◆ AIM OF THE TASK:
Give the data below again exactly as written, without its pictures.

◆ GIVEN INFORMATION:
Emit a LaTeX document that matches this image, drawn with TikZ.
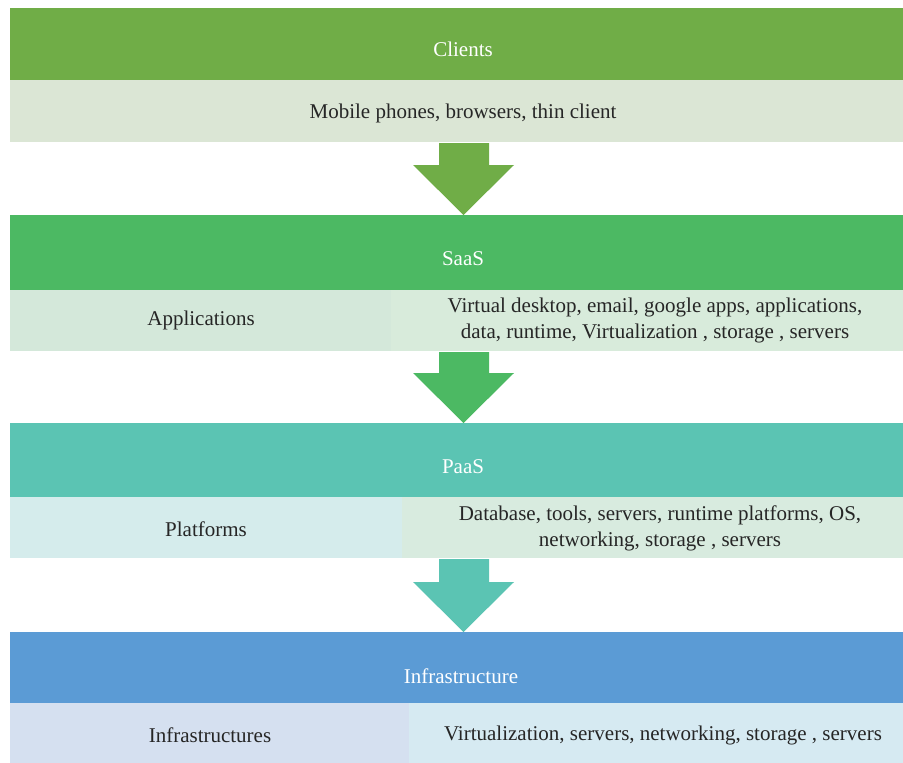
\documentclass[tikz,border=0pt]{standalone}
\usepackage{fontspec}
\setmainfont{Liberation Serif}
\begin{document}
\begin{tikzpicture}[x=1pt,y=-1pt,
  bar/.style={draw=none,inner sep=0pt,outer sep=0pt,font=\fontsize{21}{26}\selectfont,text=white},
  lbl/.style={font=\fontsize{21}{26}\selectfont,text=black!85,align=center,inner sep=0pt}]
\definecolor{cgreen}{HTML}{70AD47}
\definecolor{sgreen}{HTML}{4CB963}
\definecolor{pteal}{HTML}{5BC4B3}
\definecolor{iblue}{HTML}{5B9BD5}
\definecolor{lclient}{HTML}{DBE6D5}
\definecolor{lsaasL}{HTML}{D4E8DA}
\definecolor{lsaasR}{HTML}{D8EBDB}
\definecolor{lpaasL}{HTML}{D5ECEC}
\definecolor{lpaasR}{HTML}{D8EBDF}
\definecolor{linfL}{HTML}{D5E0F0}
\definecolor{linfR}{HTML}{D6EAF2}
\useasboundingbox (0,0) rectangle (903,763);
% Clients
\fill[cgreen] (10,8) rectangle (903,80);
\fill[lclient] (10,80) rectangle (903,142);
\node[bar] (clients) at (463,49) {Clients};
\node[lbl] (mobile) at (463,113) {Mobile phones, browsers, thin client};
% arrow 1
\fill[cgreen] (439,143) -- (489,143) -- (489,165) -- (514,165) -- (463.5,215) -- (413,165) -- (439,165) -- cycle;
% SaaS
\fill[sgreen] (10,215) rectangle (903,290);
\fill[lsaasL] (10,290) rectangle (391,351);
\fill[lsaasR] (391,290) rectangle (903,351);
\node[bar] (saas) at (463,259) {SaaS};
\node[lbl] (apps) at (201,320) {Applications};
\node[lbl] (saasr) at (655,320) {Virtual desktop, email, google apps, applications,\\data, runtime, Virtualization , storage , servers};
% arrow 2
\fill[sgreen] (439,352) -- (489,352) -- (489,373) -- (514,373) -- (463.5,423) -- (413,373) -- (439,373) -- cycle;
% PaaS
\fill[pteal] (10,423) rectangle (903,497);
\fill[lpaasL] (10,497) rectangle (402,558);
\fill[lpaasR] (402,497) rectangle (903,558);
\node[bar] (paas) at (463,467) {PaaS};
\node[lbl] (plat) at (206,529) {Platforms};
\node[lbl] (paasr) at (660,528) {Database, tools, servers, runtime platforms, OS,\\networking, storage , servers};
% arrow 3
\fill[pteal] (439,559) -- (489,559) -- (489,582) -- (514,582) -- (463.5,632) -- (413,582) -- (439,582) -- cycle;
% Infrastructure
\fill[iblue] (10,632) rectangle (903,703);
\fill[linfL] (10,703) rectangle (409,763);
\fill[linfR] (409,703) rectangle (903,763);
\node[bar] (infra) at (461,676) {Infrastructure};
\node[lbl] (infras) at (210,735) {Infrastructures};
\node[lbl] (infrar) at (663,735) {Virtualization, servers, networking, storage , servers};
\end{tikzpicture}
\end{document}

◆ RESPONSE TO THE TASK:
Emit a LaTeX document that matches this image, drawn with TikZ.
\documentclass[tikz,border=0pt]{standalone}
\usepackage{fontspec}
\setmainfont{Liberation Serif}
\begin{document}
\begin{tikzpicture}[x=1pt,y=-1pt,
  bar/.style={draw=none,inner sep=0pt,outer sep=0pt,font=\fontsize{21}{26}\selectfont,text=white},
  lbl/.style={font=\fontsize{21}{26}\selectfont,text=black!85,align=center,inner sep=0pt}]
\definecolor{cgreen}{HTML}{70AD47}
\definecolor{sgreen}{HTML}{4CB963}
\definecolor{pteal}{HTML}{5BC4B3}
\definecolor{iblue}{HTML}{5B9BD5}
\definecolor{lclient}{HTML}{DBE6D5}
\definecolor{lsaasL}{HTML}{D4E8DA}
\definecolor{lsaasR}{HTML}{D8EBDB}
\definecolor{lpaasL}{HTML}{D5ECEC}
\definecolor{lpaasR}{HTML}{D8EBDF}
\definecolor{linfL}{HTML}{D5E0F0}
\definecolor{linfR}{HTML}{D6EAF2}
\useasboundingbox (0,0) rectangle (903,763);
% Clients
\fill[cgreen] (10,8) rectangle (903,80);
\fill[lclient] (10,80) rectangle (903,142);
\node[bar] (clients) at (463,49) {Clients};
\node[lbl] (mobile) at (463,113) {Mobile phones, browsers, thin client};
% arrow 1
\fill[cgreen] (439,143) -- (489,143) -- (489,165) -- (514,165) -- (463.5,215) -- (413,165) -- (439,165) -- cycle;
% SaaS
\fill[sgreen] (10,215) rectangle (903,290);
\fill[lsaasL] (10,290) rectangle (391,351);
\fill[lsaasR] (391,290) rectangle (903,351);
\node[bar] (saas) at (463,259) {SaaS};
\node[lbl] (apps) at (201,320) {Applications};
\node[lbl] (saasr) at (655,320) {Virtual desktop, email, google apps, applications,\\data, runtime, Virtualization , storage , servers};
% arrow 2
\fill[sgreen] (439,352) -- (489,352) -- (489,373) -- (514,373) -- (463.5,423) -- (413,373) -- (439,373) -- cycle;
% PaaS
\fill[pteal] (10,423) rectangle (903,497);
\fill[lpaasL] (10,497) rectangle (402,558);
\fill[lpaasR] (402,497) rectangle (903,558);
\node[bar] (paas) at (463,467) {PaaS};
\node[lbl] (plat) at (206,529) {Platforms};
\node[lbl] (paasr) at (660,528) {Database, tools, servers, runtime platforms, OS,\\networking, storage , servers};
% arrow 3
\fill[pteal] (439,559) -- (489,559) -- (489,582) -- (514,582) -- (463.5,632) -- (413,582) -- (439,582) -- cycle;
% Infrastructure
\fill[iblue] (10,632) rectangle (903,703);
\fill[linfL] (10,703) rectangle (409,763);
\fill[linfR] (409,703) rectangle (903,763);
\node[bar] (infra) at (461,676) {Infrastructure};
\node[lbl] (infras) at (210,735) {Infrastructures};
\node[lbl] (infrar) at (663,735) {Virtualization, servers, networking, storage , servers};
\end{tikzpicture}
\end{document}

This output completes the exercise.